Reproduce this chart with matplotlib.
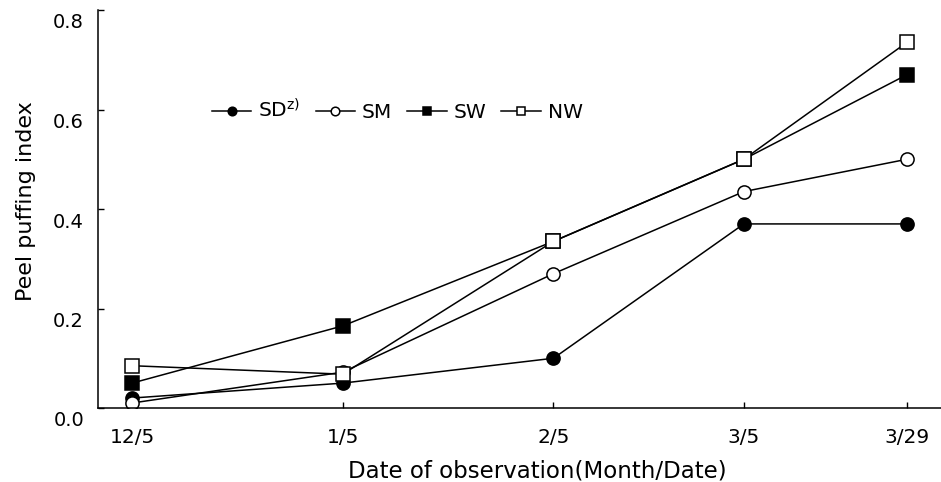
import matplotlib
matplotlib.use("Agg")
import matplotlib.pyplot as plt
import matplotlib.transforms as mtransforms

# Observation dates, expressed as days after 5 December
date_labels = ["12/5", "1/5", "2/5", "3/5", "3/29"]
date_days = [0, 31, 62, 90, 114]

# Peel puffing index for each treatment
sd_values = [0.02, 0.05, 0.10, 0.37, 0.37]
sm_values = [0.01, 0.072, 0.27, 0.435, 0.50]
sw_values = [0.05, 0.165, 0.335, 0.50, 0.67]
nw_values = [0.085, 0.068, 0.335, 0.50, 0.735]

y_ticks = [0.0, 0.2, 0.4, 0.6, 0.8]

fig = plt.figure(figsize=(9.41, 4.82), dpi=100)
ax = fig.add_axes([98 / 941, 74 / 482, 843 / 941, 398 / 482])

line_kw = dict(color="black", linewidth=1.1, markersize=9.5,
               markeredgewidth=1.1, markeredgecolor="black")
ax.plot(date_days, sd_values, marker="o", markerfacecolor="black",
        label="SD$^{\\mathregular{z)}}$", **line_kw)
ax.plot(date_days, sm_values, marker="o", markerfacecolor="white",
        label="SM", **line_kw)
ax.plot(date_days, sw_values, marker="s", markerfacecolor="black",
        label="SW", **line_kw)
ax.plot(date_days, nw_values, marker="s", markerfacecolor="white",
        label="NW", **line_kw)

ax.set_xlim(-5, 119)
ax.set_ylim(0, 0.8)
ax.set_xticks(date_days)
ax.set_xticklabels(date_labels)
ax.set_yticks(y_ticks)
ax.set_yticklabels([f"{v:.1f}" for v in y_ticks])

for side in ("top", "right"):
    ax.spines[side].set_visible(False)
for side in ("left", "bottom"):
    ax.spines[side].set_linewidth(1.1)

ax.tick_params(axis="both", direction="in", length=4, width=1.0)
ax.tick_params(axis="x", labelsize=14.5, pad=14.5)
ax.tick_params(axis="y", labelsize=14, pad=10)

# y tick labels sit slightly below their tick marks
shift = mtransforms.ScaledTranslation(0, -0.11, fig.dpi_scale_trans)
for lbl in ax.get_yticklabels():
    lbl.set_transform(lbl.get_transform() + shift)

ax.set_xlabel("Date of observation(Month/Date)", fontsize=16.5)
ax.xaxis.set_label_coords(0.521, -0.13)
ax.set_ylabel("Peel puffing index", fontsize=16)
ax.yaxis.set_label_coords(-0.073, 0.52)

ax.legend(loc="center left", bbox_to_anchor=((212 - 98) / 843, (408 - 110) / 398),
          ncol=4, frameon=False, fontsize=14.5, markerscale=0.65,
          handlelength=1.95, handletextpad=0.35, columnspacing=0.75,
          borderpad=0, borderaxespad=0)

fig.savefig("out.png", dpi=100)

──────

### WORK TO DO
Leaving the pictures aside, transcribe the entire listing exactly.

### FINAL RESULT
Reproduce this chart with matplotlib.
import matplotlib
matplotlib.use("Agg")
import matplotlib.pyplot as plt
import matplotlib.transforms as mtransforms

# Observation dates, expressed as days after 5 December
date_labels = ["12/5", "1/5", "2/5", "3/5", "3/29"]
date_days = [0, 31, 62, 90, 114]

# Peel puffing index for each treatment
sd_values = [0.02, 0.05, 0.10, 0.37, 0.37]
sm_values = [0.01, 0.072, 0.27, 0.435, 0.50]
sw_values = [0.05, 0.165, 0.335, 0.50, 0.67]
nw_values = [0.085, 0.068, 0.335, 0.50, 0.735]

y_ticks = [0.0, 0.2, 0.4, 0.6, 0.8]

fig = plt.figure(figsize=(9.41, 4.82), dpi=100)
ax = fig.add_axes([98 / 941, 74 / 482, 843 / 941, 398 / 482])

line_kw = dict(color="black", linewidth=1.1, markersize=9.5,
               markeredgewidth=1.1, markeredgecolor="black")
ax.plot(date_days, sd_values, marker="o", markerfacecolor="black",
        label="SD$^{\\mathregular{z)}}$", **line_kw)
ax.plot(date_days, sm_values, marker="o", markerfacecolor="white",
        label="SM", **line_kw)
ax.plot(date_days, sw_values, marker="s", markerfacecolor="black",
        label="SW", **line_kw)
ax.plot(date_days, nw_values, marker="s", markerfacecolor="white",
        label="NW", **line_kw)

ax.set_xlim(-5, 119)
ax.set_ylim(0, 0.8)
ax.set_xticks(date_days)
ax.set_xticklabels(date_labels)
ax.set_yticks(y_ticks)
ax.set_yticklabels([f"{v:.1f}" for v in y_ticks])

for side in ("top", "right"):
    ax.spines[side].set_visible(False)
for side in ("left", "bottom"):
    ax.spines[side].set_linewidth(1.1)

ax.tick_params(axis="both", direction="in", length=4, width=1.0)
ax.tick_params(axis="x", labelsize=14.5, pad=14.5)
ax.tick_params(axis="y", labelsize=14, pad=10)

# y tick labels sit slightly below their tick marks
shift = mtransforms.ScaledTranslation(0, -0.11, fig.dpi_scale_trans)
for lbl in ax.get_yticklabels():
    lbl.set_transform(lbl.get_transform() + shift)

ax.set_xlabel("Date of observation(Month/Date)", fontsize=16.5)
ax.xaxis.set_label_coords(0.521, -0.13)
ax.set_ylabel("Peel puffing index", fontsize=16)
ax.yaxis.set_label_coords(-0.073, 0.52)

ax.legend(loc="center left", bbox_to_anchor=((212 - 98) / 843, (408 - 110) / 398),
          ncol=4, frameon=False, fontsize=14.5, markerscale=0.65,
          handlelength=1.95, handletextpad=0.35, columnspacing=0.75,
          borderpad=0, borderaxespad=0)

fig.savefig("out.png", dpi=100)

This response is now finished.